Bankruptcy Automatic Stay Not Affected by Non-Dischargability
By Eugene S. Melchionne, Connecticut Bankruptcy Lawyer on Sep 29, 2008 in Bankruptcy Cases & Legislation, Bankruptcy Protection & Automatic Stay, Connecticut, Debts Not Dischargeable, Marriage and Debt
Divorce attorneys like to insert language in the divorce agreements or decrees reciting that certain obligations are not dischargeable in a subsequent bankruptcy case by one of the ex-spouses. Now there may be differing opinions on what parts of a divorce decree are or are not dischargeable in a bankruptcy, but such language does not mean that the automatic stay of a bankruptcy filing does not apply. A bankruptcy case will stop actions to enforce collectibility of a divorce decree.

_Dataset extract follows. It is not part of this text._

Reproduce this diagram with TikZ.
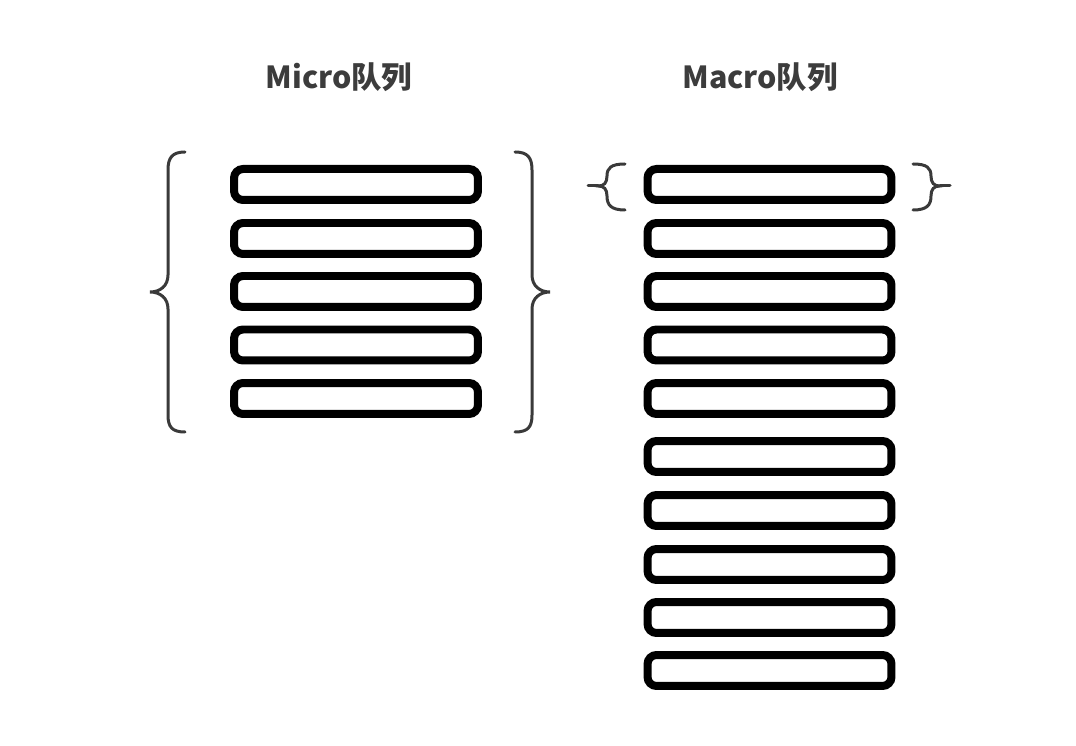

Recently, I was involved in a case where a divorce attorney threatened an ex-spouse with “arrest” if she did not show at a contempt hearing even after being warned of the filing of a bankruptcy case more than three times. The attorney did not believe that there was anything wrong with that action because the divorce agreement provided that the underlying debt to an ex-mother-in-law would be non-dischargeable in a bankruptcy case. In an affront to the U.S. Bankruptcy Court, the attorney insisted on going forward with the divorce court hearing up until the last minute.
The automatic stay of the bankruptcy filing protected the ex-spouse debtor from prosecution in the divorce case. The attorney was cited with contempt and sanctions awarded in favor of the debtor. The parties will now litigate the issue of discharge of the divorce provisions in the Bankruptcy Court and the divorce court’s action will have to wait for the decision of the Bankruptcy Court. Whether the debtor will ultimately have to pay on the divorce judgment has nothing to do with whether the debtor is protected by the bankruptcy filing.